|Animal Husbandry - Initial Environmental Assessment Series No. 2 (NORAD, 1994)|
|Part I: General account|
|1 Characteristics of animal husbandry projects|
Projects and activities within animal husbandry can generally be placed in one or more of the following categories:
· Production of livestock products such as milk, meat, eggs,
fibre and furs, as well as draught.
· Initiatives within:
- nutrition and feeding,
- health and veterinary medicine,
- breeding and genetics,
- conservation and management, and
· Technical, professional and financial strengthening of institutions and authorities in order to ensure long-term functioning of animal husbandry activities.

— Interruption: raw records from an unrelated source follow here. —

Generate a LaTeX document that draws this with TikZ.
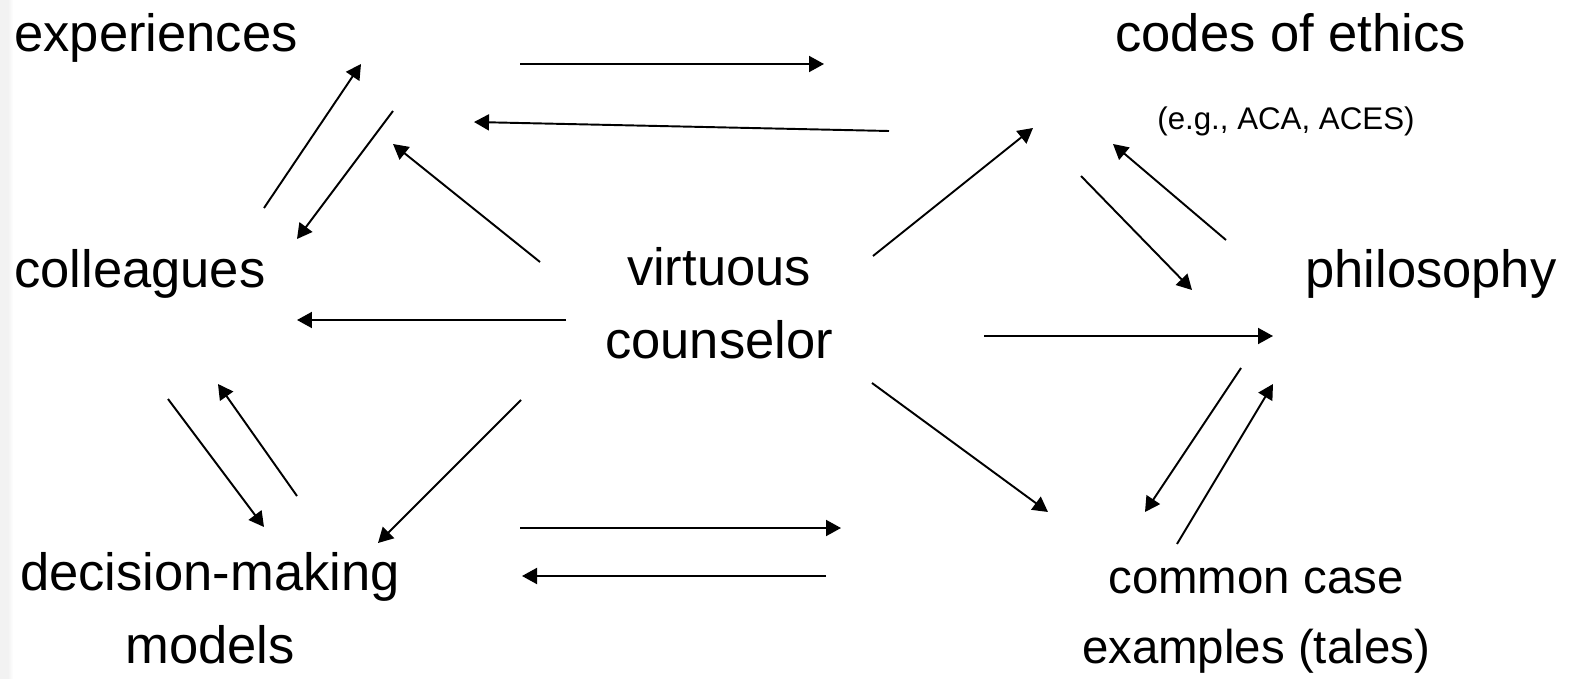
\documentclass[tikz,border=0pt]{standalone}
\usepackage{fontspec}
\setmainfont{Liberation Sans}
\usetikzlibrary{arrows.meta}

\begin{document}
\begin{tikzpicture}[x=0.02cm,y=-0.02cm]

    \tikzset{
      TermStyle/.style = { inner sep = 0pt, anchor = base west,
                          font = \fontsize{29.9}{41.4}\selectfont },
      PairStyle/.style = { TermStyle, anchor = base, align = center },
      NoteStyle/.style = { inner sep = 0pt, anchor = base west,
                          font = \fontsize{17.8}{21}\selectfont },
      ArrowStyle/.style = { line width = 1.1pt,
                          -{Triangle[length=0.3cm,width=0.32cm]} } }

      \useasboundingbox (0,0) rectangle (1570,679);
      \fill[gray!10] (0,0) rectangle (8,679);
      \shade[left color=gray!10,right color=white] (8,0) rectangle (13,679);

      \node[TermStyle] (exp) at (14, 52) {experiences};
      \node[TermStyle] (col) at (14, 287) {colleagues};
      \node[PairStyle] (dec) at (210, 663) {decision-making\\models};
      \node[PairStyle] (vir) at (719, 358) {virtuous\\counselor};
      \node[TermStyle] (cod) at (1115, 52) {codes of ethics};
      \node[NoteStyle] (aca) at (1157, 130) {(e.g., ACA, ACES)};
      \node[TermStyle] (phi) at (1305, 287) {philosophy};
      \node[PairStyle, font = \fontsize{27}{39.5}\selectfont] (cas)
        at (1256, 663) {common case\\examples (tales)};

      \coordinate (ec1) at (520, 64);   \coordinate (ec2) at (824, 64);
      \coordinate (ce1) at (889, 131);  \coordinate (ce2) at (474, 122);
      \coordinate (cx1) at (264, 208);  \coordinate (cx2) at (361, 64);
      \coordinate (xc1) at (393, 111);  \coordinate (xc2) at (297, 239);
      \coordinate (vx1) at (540, 262);  \coordinate (vx2) at (393, 144);
      \coordinate (vl1) at (566, 320);  \coordinate (vl2) at (297, 320);
      \coordinate (cd1) at (168, 399);  \coordinate (cd2) at (264, 527);
      \coordinate (dc1) at (297, 496);  \coordinate (dc2) at (218, 384);
      \coordinate (vd1) at (521, 400);  \coordinate (vd2) at (378, 543);
      \coordinate (dk1) at (520, 528);  \coordinate (dk2) at (841, 528);
      \coordinate (kd1) at (826, 576);  \coordinate (kd2) at (522, 576);
      \coordinate (vc1) at (873, 256);  \coordinate (vc2) at (1033, 128);
      \coordinate (cp1) at (1081, 176); \coordinate (cp2) at (1192, 290);
      \coordinate (pc1) at (1226, 240); \coordinate (pc2) at (1113, 144);
      \coordinate (vp1) at (984, 336);  \coordinate (vp2) at (1273, 336);
      \coordinate (vk1) at (872, 383);  \coordinate (vk2) at (1048, 512);
      \coordinate (pk1) at (1241, 368); \coordinate (pk2) at (1145, 512);
      \coordinate (kp1) at (1177, 544); \coordinate (kp2) at (1273, 384);

      \draw[ArrowStyle] (ec1) -- (ec2);
      \draw[ArrowStyle] (ce1) -- (ce2);
      \draw[ArrowStyle] (cx1) -- (cx2);
      \draw[ArrowStyle] (xc1) -- (xc2);
      \draw[ArrowStyle] (vx1) -- (vx2);
      \draw[ArrowStyle] (vl1) -- (vl2);
      \draw[ArrowStyle] (cd1) -- (cd2);
      \draw[ArrowStyle] (dc1) -- (dc2);
      \draw[ArrowStyle] (vd1) -- (vd2);
      \draw[ArrowStyle] (dk1) -- (dk2);
      \draw[ArrowStyle] (kd1) -- (kd2);
      \draw[ArrowStyle] (vc1) -- (vc2);
      \draw[ArrowStyle] (cp1) -- (cp2);
      \draw[ArrowStyle] (pc1) -- (pc2);
      \draw[ArrowStyle] (vp1) -- (vp2);
      \draw[ArrowStyle] (vk1) -- (vk2);
      \draw[ArrowStyle] (pk1) -- (pk2);
      \draw[ArrowStyle] (kp1) -- (kp2);

\end{tikzpicture}
\end{document}
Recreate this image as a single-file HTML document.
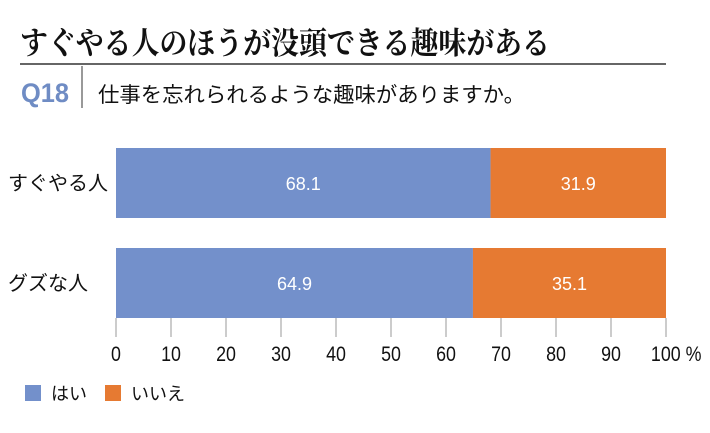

· Assistance in connection with legislation, development of strategies, training and research.
Animal husbandry can also be made an integral part of other agricultural activities, aquaculture and integrated rural development programmes. Establishment of a major livestock project may generate a series of related activities, ea. enterprises providing contributory products such as feed, additives, chemicals and drugs, as well as veterinary services and artificial insemination.
Many industrial and business enterprises may be based on animal husbandry, ea. dairies, slaughterhouses, tanneries, spinneries, preservation factories, etc. These are often prerequisites for an adequate processing and marketing of livestock products. In addition, animal husbandry and related activities, as well as the products yielded by these, may create a need for special transport measures (cf. initial environmental assessment booklets 8 Transport and 9 Industry and energy).
In many developing countries, little has yet been done concerning conservation of genetic material of local livestock. This is likely to be an important task in the near future. Sperm and embryos can be frozen and stored to ensure that valuable genetic material does not disappear for good (gene bank).
This booklet will cover most aspects of animal husbandry. The focus, however, will be on small and medium sized projects and activities practicing extensive and semi-intensive/intensive modes of production based on grazing (cf. chapter 1.3).